MS: It’s kind of more just influenced by rockabilly. That stuff is pretty bass-heavy, and we don’t have a bass player. Also, rockabilly is kind of half country and half rock. We are mixing up rockabilly and surf so that it can kind of translate to a lot of people. If we were doing straight-up country songs, some people would be kind of alienated by that.
LS: Like people who aren’t white; you lose them as soon as you move into country territory. [Laughs.]
MS: But The Cramps are definitely a big influence, and just doing that kind of surf, rock, and Chuck Berry kind of stuff.

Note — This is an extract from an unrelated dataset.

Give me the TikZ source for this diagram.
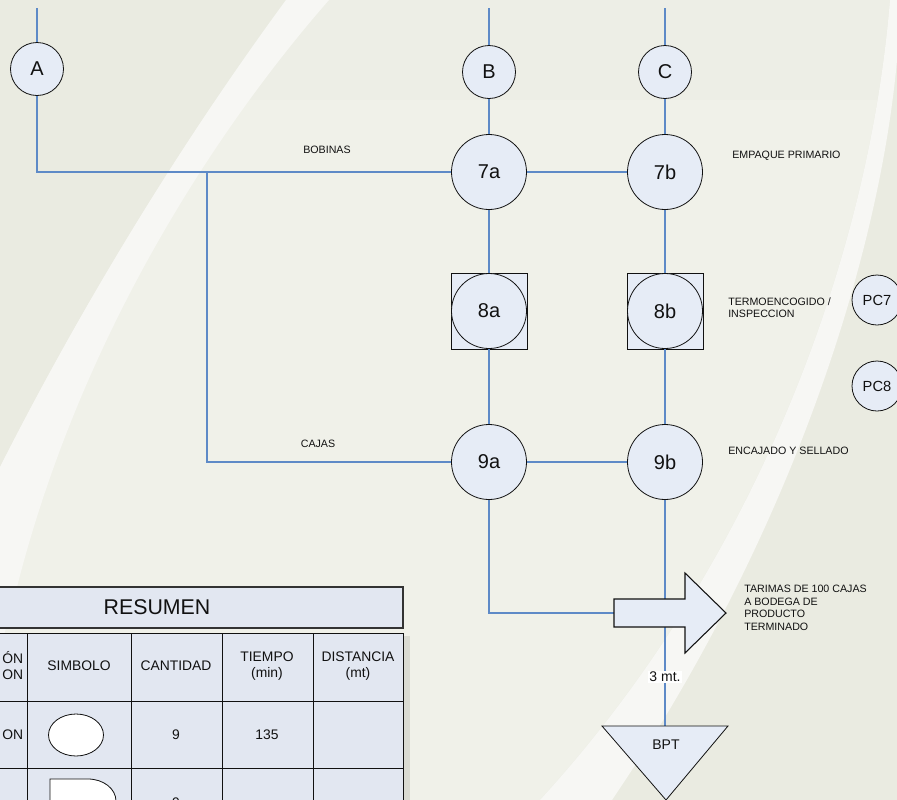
\documentclass[tikz,border=0pt]{standalone}
\usepackage{fontspec}
\setmainfont{Liberation Sans}
\usetikzlibrary{calc}

\definecolor{bgbase}{HTML}{F0F1E9}
\definecolor{bgdark}{HTML}{EAEBE1}
\definecolor{bgtop}{HTML}{EDEEE6}
\definecolor{swoosh}{HTML}{F7F7F4}
\definecolor{nodefill}{HTML}{E6ECF6}
\definecolor{cellfill}{HTML}{E2E7F1}
\definecolor{flow}{HTML}{5E8AC7}
\definecolor{ink}{HTML}{111111}
\definecolor{tshadow}{HTML}{DADBD2}

\tikzset{
  flowline/.style={draw=flow, line width=0.8pt},
  opbig/.style={circle, draw=ink, fill=nodefill, line width=0.6pt, inner sep=0pt,
    minimum size=56.25pt, text=ink, font=\fontsize{15}{18}\selectfont},
  connector/.style={circle, draw=ink, fill=nodefill, line width=0.6pt, inner sep=0pt,
    minimum size=39.75pt, text=ink, font=\fontsize{15}{18}\selectfont},
  pcnode/.style={circle, draw=ink, fill=nodefill, line width=0.6pt, inner sep=0pt,
    minimum size=37.5pt, text=ink, font=\fontsize{11}{13}\selectfont},
  inspbox/.style={rectangle, draw=ink, fill=nodefill, line width=0.6pt, inner sep=0pt,
    minimum size=57pt},
  note/.style={inner sep=0pt, text=ink, font=\fontsize{8}{9.4}\selectfont, align=left},
  celltext/.style={inner sep=0pt, text=ink, font=\fontsize{10.4}{12}\selectfont, align=center},
  cell/.style={fill=cellfill, draw=ink, line width=0.6pt},
}

\begin{document}
\begin{tikzpicture}[x=0.75pt, y=-0.75pt]
\useasboundingbox (0,0) rectangle (897,800);
\clip (0,0) rectangle (897,800);

% ---- background with two light swooshes ----
\fill[bgbase] (0,0) rectangle (897,800);
\fill[bgtop] (0,0) rectangle (897,100);
\fill[bgdark] (0,0) -- (286,0) .. controls (220,90) and (110,250) .. (0,467) -- cycle;
\fill[bgdark] (890,0) .. controls (870,250) and (760,560) .. (540,800) -- (897,800) -- (897,0) -- cycle;
\fill[swoosh] (286,0) -- (329,0) .. controls (250,90) and (90,300) .. (17,587) -- (0,650)
  -- (0,467) .. controls (110,250) and (220,90) .. (286,0) -- cycle;
\fill[swoosh] (890,0) .. controls (870,250) and (760,560) .. (540,800) -- (612,800)
  .. controls (795,530) and (880,250) .. (897,60) -- (897,0) -- cycle;

% ---- process symbols ----
\node[connector] (A) at (37,69) {A};
\node[connector] (B) at (489,72) {B};
\node[connector] (C) at (665,72) {C};

\node[opbig] (7a) at (489,172) {7a};
\node[opbig] (7b) at (665,172) {7b};

\node[inspbox] (8aBox) at (489,311) {};
\node[opbig] (8a) at (489,311) {8a};
\node[inspbox] (8bBox) at (665,311) {};
\node[opbig] (8b) at (665,311) {8b};

\node[opbig] (9a) at (489,462) {9a};
\node[opbig] (9b) at (665,462) {9b};

\node[pcnode] (PC7) at (877,300) {PC7};
\node[pcnode] (PC8) at (877,386) {PC8};

% ---- free ends and junctions ----
\coordinate (topA) at (37,8);
\coordinate (topB) at (489,8);
\coordinate (topC) at (665,8);
\coordinate (split) at (207,172);
\coordinate (arrowIn) at (614,613);
\coordinate (bptTop) at (665,726);

% ---- flow lines ----
\draw[flowline] (topA) -- (A.north);
\draw[flowline] (topB) -- (B.north);
\draw[flowline] (topC) -- (C.north);
\draw[flowline] (B.south) -- (7a.north);
\draw[flowline] (C.south) -- (7b.north);
\draw[flowline] (A.south) |- (7a.west);
\draw[flowline] (split) |- (9a.west);
\draw[flowline] (7a.east) -- (7b.west);
\draw[flowline] (7a.south) -- (8aBox.north);
\draw[flowline] (7b.south) -- (8bBox.north);
\draw[flowline] (8aBox.south) -- (9a.north);
\draw[flowline] (8bBox.south) -- (9b.north);
\draw[flowline] (9a.east) -- (9b.west);
\draw[flowline] (9a.south) |- (arrowIn);
\draw[flowline] (9b.south) -- (bptTop);

% ---- block arrow to storage ----
\draw[fill=nodefill, draw=ink, line width=0.8pt]
  (arrowIn) -- (614,599) -- (685,599) -- (685,573) -- (726,613)
  -- (685,653) -- (685,627) -- (614,627) -- cycle;

% ---- storage triangle ----
\draw[fill=nodefill, draw=ink, line width=0.6pt]
  (bptTop) -- (602,726) -- (666,800) -- (728,726) -- cycle;
\node[inner sep=0pt, text=ink, font=\fontsize{10.5}{12}\selectfont] (BPT) at (666,745) {BPT};

\node[fill=white, inner sep=1pt, text=ink, font=\fontsize{10.5}{12}\selectfont] (dist) at (665,677) {3 mt.};

% ---- notes ----
\node[note] (bobinas) at (327,150) {BOBINAS};
\node[note] (cajas) at (318,444) {CAJAS};
\node[note, anchor=west] (nEmp) at (732,156) {EMPAQUE PRIMARIO};
\node[note, anchor=west] (nTerm) at (728,307.5) {TERMOENCOGIDO /\\INSPECCION};
\node[note, anchor=west] (nEnc) at (728,451) {ENCAJADO Y SELLADO};
\node[note, anchor=north west] (nTar) at (744,585)
  {TARIMAS DE 100 CAJAS\\A BODEGA DE\\PRODUCTO\\TERMINADO};

% ---- summary table ----
\fill[tshadow] (403,636) rectangle (410,840);
\draw[cell, line width=0.9pt, draw=black!80] (-90,587) rectangle (403,628);
\node[celltext, font=\fontsize{16}{18}\selectfont] (resumen) at (157,607) {RESUMEN};

\foreach \ya/\yb in {633/701, 701/768, 768/840}{
  \foreach \xa/\xb in {-90/27, 27/131, 131/222, 222/313, 313/403}{
    \draw[cell] (\xa,\ya) rectangle (\xb,\yb);
  }
}

\node[celltext, anchor=west, align=left] (hAct) at (2,666) {ÓN\\ON};
\node[celltext] (hSim) at (79,666) {SIMBOLO};
\node[celltext] (hCant) at (176,666) {CANTIDAD};
\node[celltext] (hTiem) at (267,666) {TIEMPO\\(min)};
\node[celltext] (hDist) at (358,666) {DISTANCIA\\(mt)};

\node[celltext, anchor=west] (r1Act) at (2,735) {ON};
\draw[fill=white, draw=ink, line width=0.6pt] (76,735) ellipse (27.5 and 21);
\node[celltext] (r1Cant) at (176,735) {9};
\node[celltext] (r1Tiem) at (267,735) {135};

\draw[fill=white, draw=ink, line width=0.6pt]
  (50,823) -- (50,779) -- (88,779) arc (-90:90:28 and 22) -- cycle;
\node[celltext] (r2Cant) at (176,803) {9};

\end{tikzpicture}
\end{document}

AVC: The recorded material on the website has a real warm, analog quality to it. What’s the recording process like?
LS: All the stuff on our Bandcamp page was recorded on a four-track. We just do everything live. No overdubs or anything like that. Bobby [Hussy] has been the one recording us lately, and he just sets up mics all around.
MS: Early on, we did the vocals separately because we didn’t have enough mics. But now we can do it all at once. We have room mics, the drums are mic’d, and he just makes it sound incredible. He’s a magician. We actually have a seven-inch coming out on Hussy’s label Kind Turkey in November.
LS: We actually have like a full album’s worth recorded, but the seven-inch includes our tune “All Outta Love,” Kip Tyler’s “She’s My Witch,” Slim Harpo’s “I Got Love If You Want It,” and Johnny Burnette’s “Train Kept A Rollin’.”
AVC: In both Dead Luke and The Lonesome Savages, the drummer only plays one or two drums. What’s the motivation behind keeping it so stripped down?
LS: When you’re playing music, the hardest thing to come by is the right drummer. Somebody that knows how to play a full kit, is decent, and also tasteful—not just there to wank off. But I figure if you just take the floor tom and snare and then take someone like our drummer Ben [Nelson] who never knew how to play drums before this band, we could just kind of teach him how to do that. You can kind of turn anybody into a drummer that way.
MS: That’s how I started in Zola Jesus, Dead Luke, and Absinthe Minds; doing syncopated drum. It also came from the fact that we only had access to a floor tom. But now one of our friends lent us a snare, so we have a snare. But now the snare has become a more integral part of the sound. It’s a real primitive sound.
AVC: So it stems from more of a punk rock ideology?
MS: Well, our keyboardist Chad [Lueck] is another example. He basically does bass lines and lays down the straightened melody when Luke goes into solos or lead parts. He had never played piano in a band before this. We told him right away, “Just play like Jerry Lee Lewis or Little Richard,” and he was like, “Wow, thanks a lot, guys!” [Laughs.]
LS: Yeah, he hadn’t really played piano before.
MS: He has come leaps and bounds. A big part of being in a band is taking people who don’t how to play instruments and putting them right in. [Laughs.]
LS: I think that’s easier than trying to find experienced musicians. It’s easier to find friends who like the same music and teach them how to play.